March 23. (Friday.) Since last date I have had some sweet

and profitable times. On Monday evening, at the prayer meeting, the Lord was present to bless and do us good. Through mercy I obtained an answer, in a measure, to a petition frequently put up of late respecting that meeting: O that it may be fully answered. A fresh flame of strong desire seemed kindled in my soul, for the full possession of the fullest salvation of God. O how I longed to plunge into the Godhead's deepest sea of holy, pure, perfect love. I felt all on fire to be lost in the immensity of Deity. Since then have been much drawn out in secret prayer to plead for it; and have been favoured with such enlarged desires, such expanded, glorious views of it, as brought a present heaven into my soul. The language of my heart was, and is, "Sink me to perfection's height, The depth of humble love :"

this, not as a glorious acquisition to aggrandize, and bring much respect and admiration to self from surrounding creatures, or self-approbation; but as the accomplishment of the gospel promises to help me more to glorify God. These are scattered richly through the New Testament: such as First Corinthians, chapter xiii, from the 4th verse to the end; also, Ephesians, chapter iii, from the 6th verse to the end; also, Second Thessalonians, chapter v, from the 16th verse to the 24th inclusive. Though most of these are rather in the language of prayer and exhortation than promises, yet it alters not the case, as we are morally certain the apostle would neither have exhorted those to whom he wrote to do these things, nor have prayed for them himself, if they were not to be obtained. Nay, he expressly says, at the 24th verse of the last reference: " Faithful is he that calleth you, who also will do it." What will he do? He will sanctify wholly; he will fill with that perfect love that casteth out all fear. And all this will sink the creature to the dust, feeling as well as seeing, we are nothing, and that Christ is all in all. None prize a Saviour as do these humble souls; they feel they can do nothing without him,

"Weaker than a bruised reed,

Help they every moment need."

They are taught to live every moment by faith upon him; not as an abstracted speculative principle, but by a faith that brings deep peace and present power. O my God, let me, for thy name's sake, enjoy much of this full salvation, that stands so closely connected with poverty of spirit; with humble love, that gives the glory of all to thee.

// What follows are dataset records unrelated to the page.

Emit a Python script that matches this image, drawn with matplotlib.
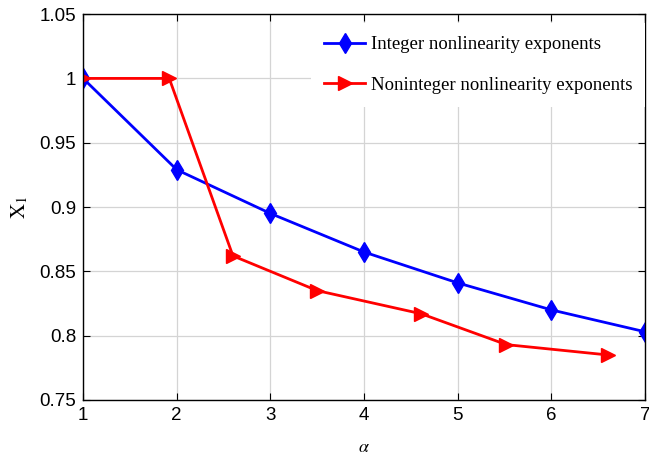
import numpy as np
import matplotlib
matplotlib.use('Agg')
import matplotlib.pyplot as plt

plt.rcParams['mathtext.fontset'] = 'stix'
plt.rcParams['font.family'] = ['Liberation Sans', 'DejaVu Sans']

# integer exponents
alphaInt = [1, 2, 3, 4, 5, 6, 7]
x1Int = [1.0, 0.929, 0.895, 0.865, 0.841, 0.820, 0.803]
# noninteger exponents
alphaNon = [1.0, 1.92, 2.6, 3.5, 4.61, 5.52, 6.6]
x1Non = [1.0, 1.0, 0.862, 0.835, 0.817, 0.793, 0.785]

labels = ['Integer nonlinearity exponents', 'Noninteger nonlinearity exponents']

fig = plt.figure(figsize=(6.49, 4.55), dpi=100)
ax = fig.add_axes([0.128, 0.121, 0.866, 0.848])

ax.plot(alphaInt, x1Int, color='#0000ff', lw=2, marker='d', ms=10, label=labels[0])
ax.plot(alphaNon, x1Non, color='#ff0000', lw=2, marker='>', ms=9.5, label=labels[1])

ax.set_xlim(1, 7)
ax.set_ylim(0.75, 1.05)
ax.set_xticks(range(1, 8))
ax.set_yticks([0.75, 0.8, 0.85, 0.9, 0.95, 1.0, 1.05])
ax.set_yticklabels(['0.75', '0.8', '0.85', '0.9', '0.95', '1', '1.05'])
ax.grid(True, color='#d4d4d4', lw=0.9)
ax.set_axisbelow(True)
ax.tick_params(direction='in', top=True, right=True, labelsize=13.5, length=5, pad=5)
for s in ax.spines.values():
    s.set_linewidth(1.0)

ax.set_xlabel(r'$\alpha$', fontsize=13, labelpad=11)
ax.set_ylabel(r'$\mathrm{X}_1$', fontsize=15, labelpad=7)

leg = ax.legend(loc='upper right', bbox_to_anchor=(1.0005, 0.977), frameon=True,
                fancybox=False, edgecolor='none', framealpha=1,
                prop={'family': 'Liberation Serif', 'size': 13.5},
                handlelength=2.2, labelspacing=1.25, borderaxespad=0, borderpad=0.7,
                handletextpad=0.3)

fig.savefig('out.png', dpi=100)
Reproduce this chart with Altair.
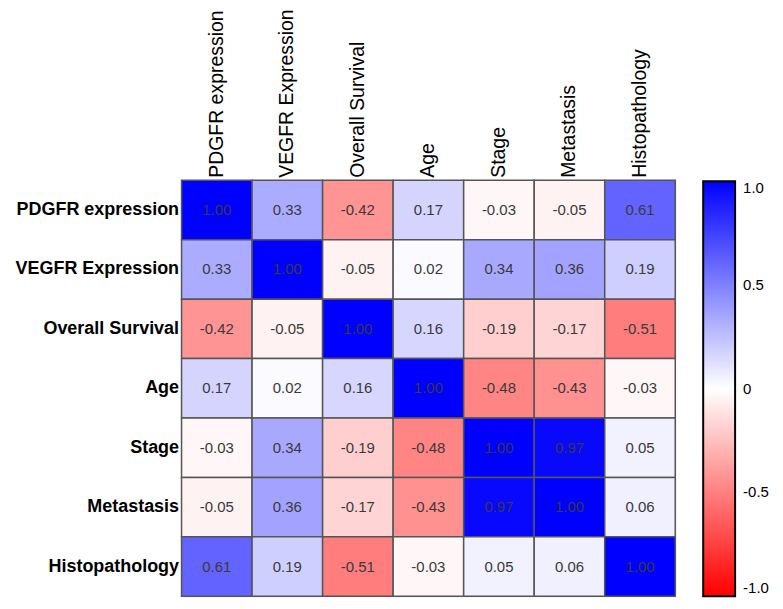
import altair as alt
import pandas as pd

variables = ["PDGFR expression", "VEGFR Expression", "Overall Survival", "Age",
             "Stage", "Metastasis", "Histopathology"]

corr_rows = [
    [1.00, 0.33, -0.42, 0.17, -0.03, -0.05, 0.61],
    [0.33, 1.00, -0.05, 0.02, 0.34, 0.36, 0.19],
    [-0.42, -0.05, 1.00, 0.16, -0.19, -0.17, -0.51],
    [0.17, 0.02, 0.16, 1.00, -0.48, -0.43, -0.03],
    [-0.03, 0.34, -0.19, -0.48, 1.00, 0.97, 0.05],
    [-0.05, 0.36, -0.17, -0.43, 0.97, 1.00, 0.06],
    [0.61, 0.19, -0.51, -0.03, 0.05, 0.06, 1.00],
]

legend_values = [-1.0, -0.5, 0.0, 0.5, 1.0]

records = []
for i, rname in enumerate(variables):
    for j, cname in enumerate(variables):
        records.append({"row": rname, "col": cname, "r": corr_rows[i][j]})
df = pd.DataFrame(records)

FONT = "Liberation Sans"

x_enc = alt.X("col:N", sort=variables, title=None,
              scale=alt.Scale(paddingInner=0, paddingOuter=0),
              axis=alt.Axis(orient="top", labelAngle=-90, labelAlign="left",
                            labelBaseline="middle", labelFontSize=19.5,
                            labelFont=FONT, labelColor="black", labelPadding=3,
                            ticks=False, domain=False, labelLimit=300))
y_enc = alt.Y("row:N", sort=variables, title=None,
              scale=alt.Scale(paddingInner=0, paddingOuter=0),
              axis=alt.Axis(labelFontSize=18, labelFontWeight="bold",
                            labelFont=FONT, labelColor="black", labelPadding=3,
                            ticks=False, domain=False, labelLimit=300))

color_scale = alt.Scale(domain=[-1, 0, 1], range=["#ff0000", "#ffffff", "#0000ff"],
                        interpolate="rgb")

rects = alt.Chart(df).mark_rect(stroke="#555555", strokeWidth=1.5).encode(
    x=x_enc, y=y_enc,
    color=alt.Color("r:Q", scale=color_scale,
                    legend=alt.Legend(
                        title=None, orient="none", legendX=523, legendY=1,
                        direction="vertical", gradientLength=416,
                        gradientThickness=32, gradientStrokeColor="black",
                        gradientStrokeWidth=2, values=legend_values,
                        labelExpr="datum.value == 0 ? '0' : replace(format(datum.value, '.1f'), '\u2212', '-')",
                        labelFontSize=15, labelFont=FONT, labelColor="black",
                        labelBaseline="middle", labelOffset=8, padding=0,
                        labelOverlap=False)),
)

texts = alt.Chart(df).transform_calculate(
    label="replace(format(datum.r, '.2f'), '\u2212', '-')"
).mark_text(fontSize=15, font=FONT, color="#3a3a3a").encode(
    x=alt.X("col:N", sort=variables),
    y=alt.Y("row:N", sort=variables),
    text=alt.Text("label:N"),
)

chart = (rects + texts).properties(
    width=495, height=417,
    autosize=alt.AutoSizeParams(type="none"),
    padding={"left": 174, "top": 172, "right": 100, "bottom": 5},
).configure_view(stroke="black", strokeWidth=3).configure(background="white")

chart.save("out.html", embed_options={"renderer": "svg", "actions": False})
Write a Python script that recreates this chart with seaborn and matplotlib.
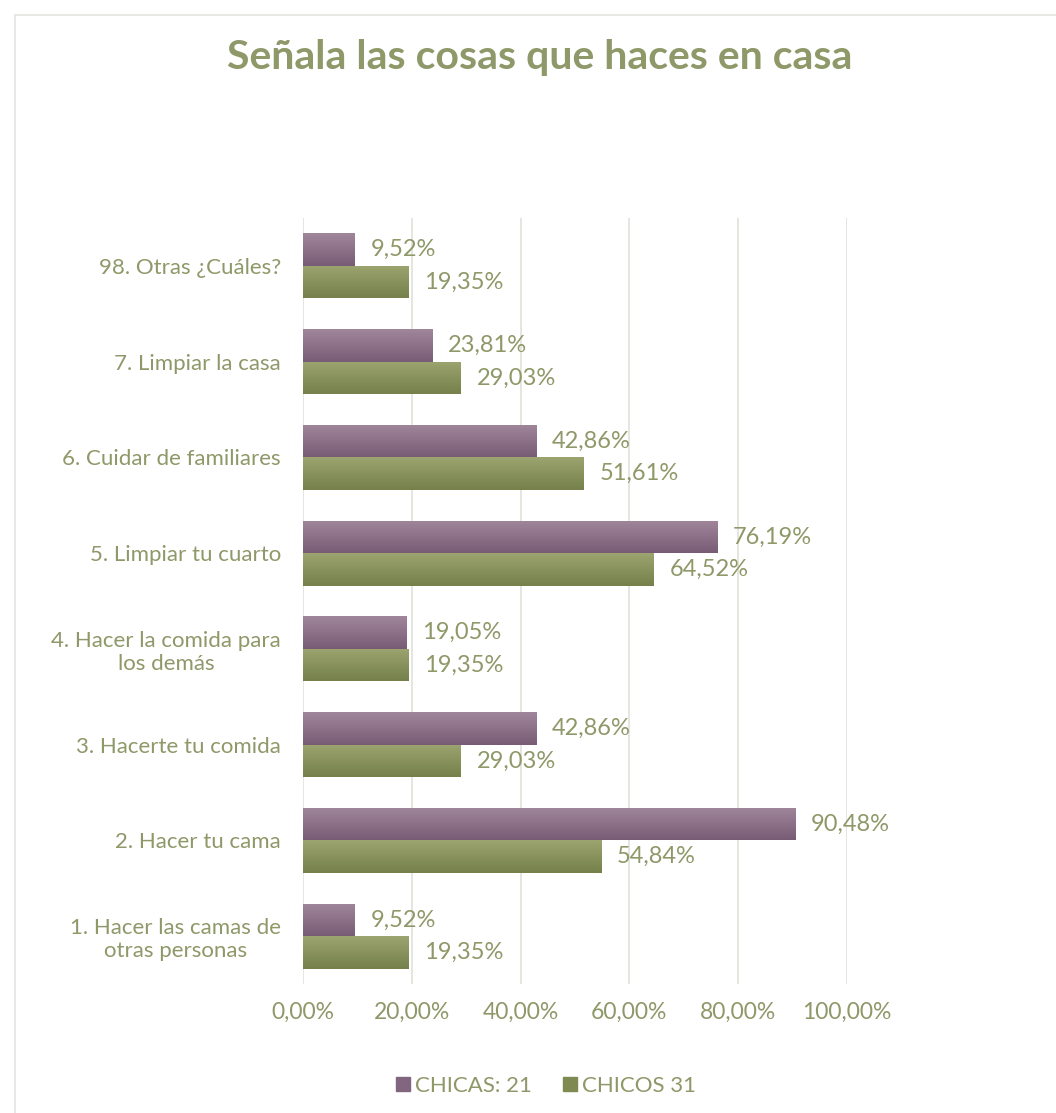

After this long digression, I go on to say: On Tuesday morning, I had a delightful time in secret, from the views given me of the great things Christ has purchased for his people; and freely bestows on those who, Abrahamlike, stagger not at the promises through unbelief, but become strong in faith, and thus

receive their accomplishment. I prove the great utility of living It brings the soul by simple faith, even in my small measure. to a throne of grace, as a child to an indulgent parent: not with a price in hand, but pleading only its own necessities-and to insure a supply, the merits of Jesus; who, by his meritorious sufferings, has purchased every blessing his people can want; well aware that this alone can turn the scale in its favour. Lord, increase my faith, that I may glorify thee by receiving all thou waitest to give. On Thursday the Lord was present to teach and comfort us, when met for the purpose of praise, prayer, and Christian conference, as those of old; and at night, in secret prayer, I was enabled to plead for more grace, deeply conscious of my shortcomings, and saw both the willingness of my God to bestow, and the value of the blessings I asked. Lord, answer speedily. Have still been enabled to retain a measure of the blessing bestowed at the Lord's supper, as formerly mentioned. Yet I have been of late much and variously exercised in mind on many accounts; and have had some severe trials to encounter: yet, if competent to judge, I feel more desirous of power to glorify my gracious God, by living in his will, than to be delivered from them. He knows what is best for me, and has ever been good to me in all his dispensations; therefore, I still endeavour in all to say, "Thy will be done;" and also in all to trust in him. I do find it good so to do; though yet many petitions, frequently and fervently put up, remain unanswered.

April 6. (Friday.) Still I walk in darkness, and have no light in point of providential dispensations; but this I must qualify so far as to say it is only as to particulars. The Lord has, I think, given reason to believe, in general, judgments will overtake our guilty land but as to the precise time, the manner, the weight, the duration, I am altogether ignorant. How far either church or state will be affected by them, I know not; or what the final result will be, except that they will be followed by great days of the gospel.* O God, thou art a God of mercy! Judgment is thy strange work; therefore I look up to thee. I can trust in thee in the time of trouble: thou hast given me good cause so to do. Yet, Lord, my heart trembles within me, and I am afraid of thy just judgments. Just they will be, come when they will. My inmost soul keenly feels the wonderful length and depth of thy mercy in sparing me so long. O that it may be sanctified to saints and sinners.t

*This seems almost prophetic. Thank God, we live to see those days. "O Jesus, ride on till all be subdued."

†These were not the apprehensions of a weak and timorous mind. Such was the general alarm, that the voluntary contributions for the support of the British government against the threatened French invasion, amounted this year to upward of two millions and a half sterling, beside £139,332 15s. 2d. remitted from British residents at Bengal.-Vide Aspin's Ana. of Universal History, vol. i, p. 169.